What Makes A Landing Page Successful?
The humble landing page. Often neglected, this simple piece of content has the power to make or break a campaign. OK, that might be a bit hyperbolic; however, it is true that the inherent power of the landing page to entice readers to take action is often overlooked or mishandled. We’ve pulled together some best practices, tips, tricks, and generally good ideas to help you set up your own campaign landing pages for success.
It starts with a K.I.S.S.
Keep It Simple Silly (you may have heard a slightly different version) is sage advice for many arenas in life. For today’s topic, it encompasses general elements of a landing page that will help keep viewers from getting distracted and clicking away before they find your CTA and click where you want them to click.
- White space, and lots of it: Leaving plenty of real estate on your landing page free of words is a great way to draw attention to those words you do include. This gives more power and meaning to the verbiage, and helps your audience focus on your message.
- Don’t overload the remaining space with words: White space is one thing, but if you cram the remaining space full of solid blocks of text, it defeats the purpose. A few key points in the form of a bulleted list and maybe a brief summary paragraph is really all that’s needed. Landing page audiences already clicked through to get to this page, so they shouldn’t need much further convincing.

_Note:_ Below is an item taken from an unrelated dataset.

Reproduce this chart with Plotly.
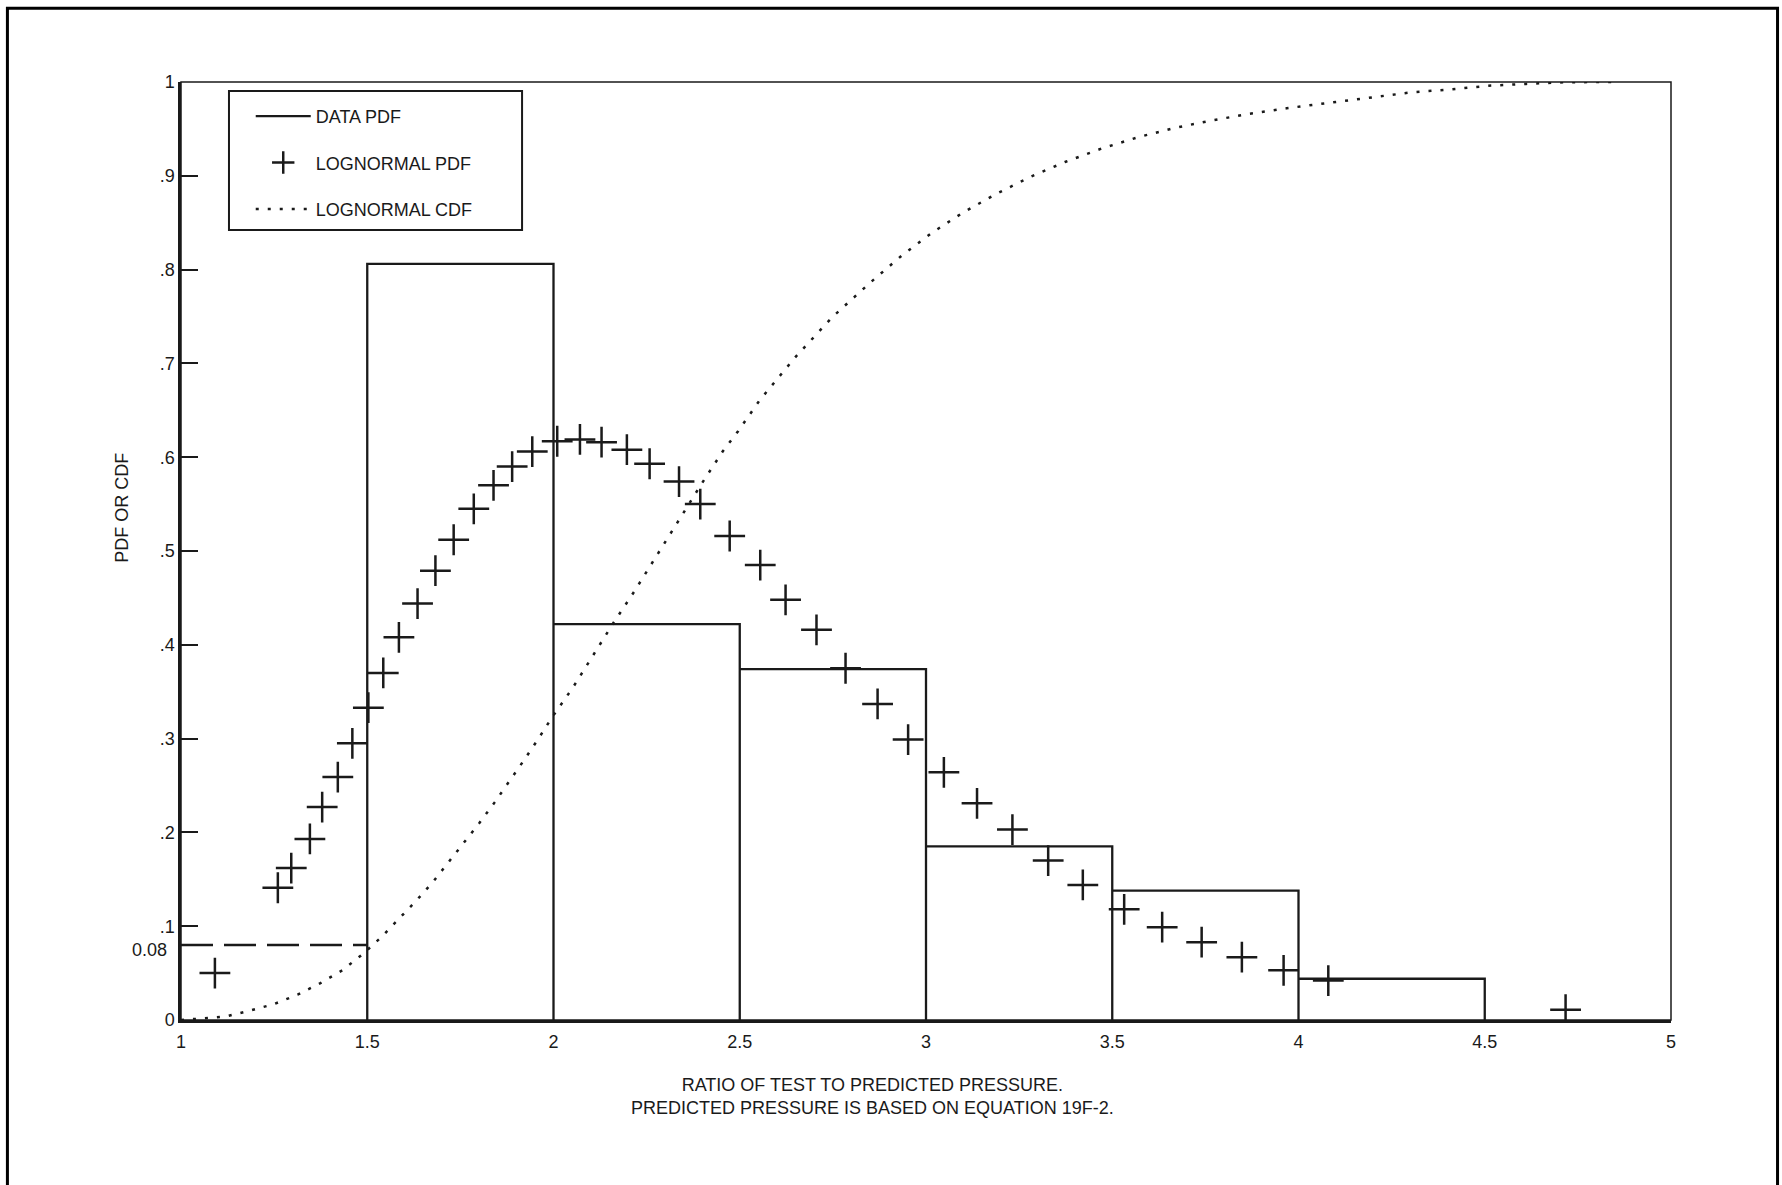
import plotly.graph_objects as go

# ---------------- data ----------------
bin_edges = [1.5, 2.0, 2.5, 3.0, 3.5, 4.0, 4.5]
data_pdf = [0.806, 0.422, 0.374, 0.185, 0.138, 0.044]

ref_x = [1.0, 1.5]
ref_y = [0.08, 0.08]

pdf_x = [1.091, 1.260, 1.296, 1.346, 1.379, 1.421, 1.460, 1.503, 1.543, 1.585,
         1.635, 1.683, 1.732, 1.786, 1.839, 1.889, 1.943, 2.010, 2.071, 2.129,
         2.197, 2.258, 2.337, 2.394, 2.473, 2.555, 2.623, 2.706, 2.784, 2.870,
         2.952, 3.048, 3.137, 3.232, 3.328, 3.421, 3.532, 3.634, 3.740, 3.848,
         3.960, 4.080, 4.717]
pdf_y = [0.050, 0.141, 0.162, 0.193, 0.227, 0.259, 0.295, 0.333, 0.370, 0.408,
         0.444, 0.479, 0.512, 0.545, 0.570, 0.590, 0.606, 0.617, 0.619, 0.616,
         0.608, 0.593, 0.574, 0.550, 0.516, 0.485, 0.448, 0.416, 0.375, 0.337,
         0.299, 0.264, 0.231, 0.203, 0.170, 0.144, 0.118, 0.099, 0.083, 0.067,
         0.053, 0.042, 0.011]

cdf_x = [1.0, 1.118, 1.185, 1.250, 1.313, 1.373, 1.433, 1.487, 1.537, 1.583,
         1.631, 1.676, 1.718, 1.760, 1.801, 1.842, 1.881, 1.919, 1.958, 1.995,
         2.053, 2.107, 2.162, 2.217, 2.273, 2.326, 2.362, 2.398, 2.454, 2.496,
         2.554, 2.65, 2.75, 2.85, 2.935, 3.015, 3.100, 3.190, 3.281, 3.375,
         3.471, 3.568, 3.667, 3.767, 3.867, 3.968, 4.069, 4.203, 4.304, 4.407,
         4.510, 4.611, 4.711, 4.814, 4.848]
cdf_y = [0.0, 0.0035, 0.010, 0.017, 0.027, 0.039, 0.053, 0.070, 0.088, 0.107,
         0.127, 0.147, 0.168, 0.189, 0.210, 0.232, 0.254, 0.276, 0.299, 0.322,
         0.355, 0.389, 0.424, 0.457, 0.492, 0.526, 0.549, 0.572, 0.606, 0.628,
         0.661, 0.707, 0.750, 0.786, 0.815, 0.839, 0.861, 0.881, 0.899, 0.915,
         0.929, 0.941, 0.951, 0.959, 0.966, 0.972, 0.977, 0.984, 0.989, 0.992,
         0.996, 0.998, 0.9997, 1.0, 1.0]

x_tickvals = [1, 1.5, 2, 2.5, 3, 3.5, 4, 4.5, 5]
x_ticktext = ["1", "1.5", "2", "2.5", "3", "3.5", "4", "4.5", "5"]
y_tickvals = [0, 0.1, 0.2, 0.3, 0.4, 0.5, 0.6, 0.7, 0.8, 0.9, 1.0]
y_ticktext = ["0", ".1", ".2", ".3", ".4", ".5", ".6", ".7", ".8", ".9", "1"]

# ---------------- build histogram outline path from bins ----------------
step_x, step_y = [], []
for i, h in enumerate(data_pdf):
    lo, hi = bin_edges[i], bin_edges[i + 1]
    step_x += [lo, lo, hi, hi]
    step_y += [0, h, h, 0]

FONT = "Liberation Sans, Arial, sans-serif"
FS = 18
INK = "#1a1a1a"

fig = go.Figure()

fig.add_trace(go.Scatter(
    x=step_x, y=step_y, mode="lines", name="DATA PDF",
    line=dict(color=INK, width=2.3), legendgroup="a"))

fig.add_trace(go.Scatter(
    x=pdf_x, y=pdf_y, mode="markers", name="LOGNORMAL PDF",
    marker=dict(symbol="cross-thin", size=22, color=INK,
                line=dict(color=INK, width=2.5)), legendgroup="b"))

fig.add_trace(go.Scatter(
    x=cdf_x, y=cdf_y, mode="lines", name="LOGNORMAL CDF",
    line=dict(color=INK, width=2.5, dash="3px,9px"), legendgroup="c"))

fig.add_trace(go.Scatter(
    x=ref_x, y=ref_y, mode="lines", showlegend=False,
    line=dict(color=INK, width=2.5, dash="32px,11px")))

fig.update_layout(
    width=1782, height=1185, autosize=False,
    margin=dict(l=181, r=111, t=82, b=165),
    paper_bgcolor="white", plot_bgcolor="white",
    font=dict(family=FONT, size=FS, color=INK),
    showlegend=True,
    legend=dict(x=0.0468, y=0.983, xanchor="left", yanchor="top",
                borderwidth=0, bgcolor="rgba(0,0,0,0)",
                font=dict(family=FONT, size=FS, color=INK),
                traceorder="grouped", tracegroupgap=20,
                itemwidth=55),
    xaxis=dict(range=[1, 5], tickvals=x_tickvals, ticktext=x_ticktext,
               showgrid=False, zeroline=False, showline=True,
               linecolor=INK, linewidth=3, ticks="", ticklabelstandoff=3,
               tickfont=dict(family=FONT, size=FS, color=INK)),
    yaxis=dict(range=[0, 1], tickvals=y_tickvals, ticktext=y_ticktext,
               showgrid=False, zeroline=False, showline=True,
               linecolor=INK, linewidth=2.5, ticks="inside", ticklen=17,
               tickwidth=1.5, tickcolor=INK,
               tickfont=dict(family=FONT, size=FS, color=INK)),
)

# plot-area frame (top & right thinner lines)
fig.add_shape(type="rect", xref="paper", yref="paper", x0=0, y0=0, x1=1, y1=1,
              line=dict(color=INK, width=1.5), layer="above")
# legend box
fig.add_shape(type="rect", xref="paper", yref="paper",
              x0=0.0322, y0=0.8422, x1=0.2289, y1=0.9904,
              line=dict(color=INK, width=2), fillcolor="white", layer="above")
# outer page frame (bottom runs off the page)
fig.add_shape(type="rect", xref="paper", yref="paper",
              x0=-0.1165, y0=-0.25, x1=1.0715, y1=1.0785,
              line=dict(color="black", width=3), layer="above")

fig.add_annotation(x=1, y=0.08, xref="x", yref="y", text="0.08",
                   showarrow=False, xanchor="right", xshift=-12, yshift=-5,
                   font=dict(family=FONT, size=FS, color=INK))
fig.add_annotation(x=0.4640, y=-0.057, xref="paper", yref="paper",
                   text="RATIO OF TEST TO PREDICTED PRESSURE.<br>PREDICTED PRESSURE IS BASED ON EQUATION 19F-2.",
                   showarrow=False, xanchor="center", yanchor="top",
                   font=dict(family=FONT, size=FS, color=INK))
fig.add_annotation(x=-0.0396, y=0.546, xref="paper", yref="paper",
                   text="PDF OR CDF", textangle=-90, showarrow=False,
                   xanchor="center", yanchor="middle",
                   font=dict(family=FONT, size=FS, color=INK))

fig.write_html("out.html", config={"displayModeBar": False},
               post_script="document.body.style.margin='0';")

- No navigation: Landing pages serve one purpose—to get viewers to click the CTA. The less options they have to click elsewhere, the better. So leave off the regular site navigation options. Bonus: this will highlight the CTA even further as it will stand out as the only button on the page. Navigation should return on the Thank You page so they can continue browsing the rest of your site.
- Graphic elements that point to the action: Using sparse graphical elements can entice readers into the action you’re looking for by subtly pointing to the button you want them to click. We’re not talking about neon flashing arrows here, think along the lines of the arrow embedded in the FedEx logo.

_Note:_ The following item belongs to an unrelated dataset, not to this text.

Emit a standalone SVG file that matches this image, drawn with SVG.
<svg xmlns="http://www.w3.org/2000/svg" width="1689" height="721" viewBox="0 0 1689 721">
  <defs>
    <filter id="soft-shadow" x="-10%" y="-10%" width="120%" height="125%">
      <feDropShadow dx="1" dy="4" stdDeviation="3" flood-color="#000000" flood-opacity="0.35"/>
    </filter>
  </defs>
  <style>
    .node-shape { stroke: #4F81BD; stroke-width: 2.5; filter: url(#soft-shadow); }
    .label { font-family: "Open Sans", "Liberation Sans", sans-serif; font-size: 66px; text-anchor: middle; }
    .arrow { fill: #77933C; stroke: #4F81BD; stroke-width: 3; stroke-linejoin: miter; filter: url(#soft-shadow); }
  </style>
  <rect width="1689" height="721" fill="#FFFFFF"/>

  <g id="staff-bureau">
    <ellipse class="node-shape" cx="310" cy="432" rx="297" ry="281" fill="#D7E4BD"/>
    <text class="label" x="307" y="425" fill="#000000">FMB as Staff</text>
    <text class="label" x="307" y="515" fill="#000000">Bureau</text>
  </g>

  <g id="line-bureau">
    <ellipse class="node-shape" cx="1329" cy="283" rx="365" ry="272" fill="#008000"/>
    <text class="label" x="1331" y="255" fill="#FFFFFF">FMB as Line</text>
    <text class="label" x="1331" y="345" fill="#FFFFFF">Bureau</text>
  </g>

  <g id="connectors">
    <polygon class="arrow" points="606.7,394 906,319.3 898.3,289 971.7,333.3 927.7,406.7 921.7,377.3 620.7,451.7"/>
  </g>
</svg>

- A CTA that stands out: Use a color wheel to find complementary colors, then make the CTA the opposite. Red on a light gray background, for example. The point is to make the CTA button jump off the page as the primary point of interest on the page. Then once you select a color, set up an A/B test with a different, equally jumpy color to see which resonates better with your audience.
Keep forms minimal
You’re already asking for people’s personal information in exchange for gated content, access to a webinar, or to sign up for an email list. Don’t push your luck by asking 101 questions. Name, email and maybe what industry they’re in is enough at this point. That gets them into your CRM and helps you categorize them so you can send relevant content their way.
Make certain every word counts
If you’ve followed the advice given above and kept plenty of white space and a minimal word count, you need to be sure each and every word you do use serves a purpose. Why is the reader on the landing page in the first place? Why should they care about the information your offer includes? How will this information help them solve a problem?
By addressing only these few questions, you can keep the viewers interest and keep them on the page long enough to find and click through on the CTA. Much more than this, and you risk losing their attention and their clicks.
Include multiple CTAs
While we’re talking about clicks, it’s a great idea to include several, matching CTA buttons. This highlights the importance of this page element and encourages people to click. Put one front and center at the top of the page so people who already know they want in can do so without hunting down a button. Then put one roughly every page worth of content so no matter how far they make it down the page, there’s always a visible CTA button available to click.
Bonus points: if your page has a sidebar, you can use that real estate to house one more button. This is especially helpful if the sidebar does not scroll along with the rest of the page as the button will stay visible throughout the readers time on the page. This placement has the added bonus of keeping the brightly colored button out of the word flow, making it easier for people to read through more of your text.
Sprinkle in some social proof
People trust other people more than they trust companies. That means landing pages, where you’re effectively asking people to trust your company with their contact information, is a great place to slip in some social proof. This can take the form of customer testimonials, industry badges or awards, or maybe a feed from your Twitter timeline that displays mentions from followers.
Put these elements below the fold, since it’s only likely to be skeptics who scroll past the initial offer and verbiage. This gives them something to reassure them as to your credibility and can help quell any remaining misgivings they may have.
Be intentional with your choices
Everything discussed above boils down to this—be intentional. From using action verbs to encourage readers to click that button, to keeping that information request form as simple as possible, every element on your landing page should indicate to viewers that time and energy was put into the page. This lets them know, even if subconsciously, that you and your company respect their time and energy too, and that you won’t waste it by spamming them or giving them content that isn’t worth the effort.
The goal of a landing page is to convert casual viewers of your website to active customers or subscribers. The content should be clear and concise, the CTA button should be the center of attention, and the request form should be simple and minimally invasive. Keep your landing pages up to these standards and you’ll see an immediate uptick in conversions and a slew of happy new customers who are trusting you to provide more great content in the future.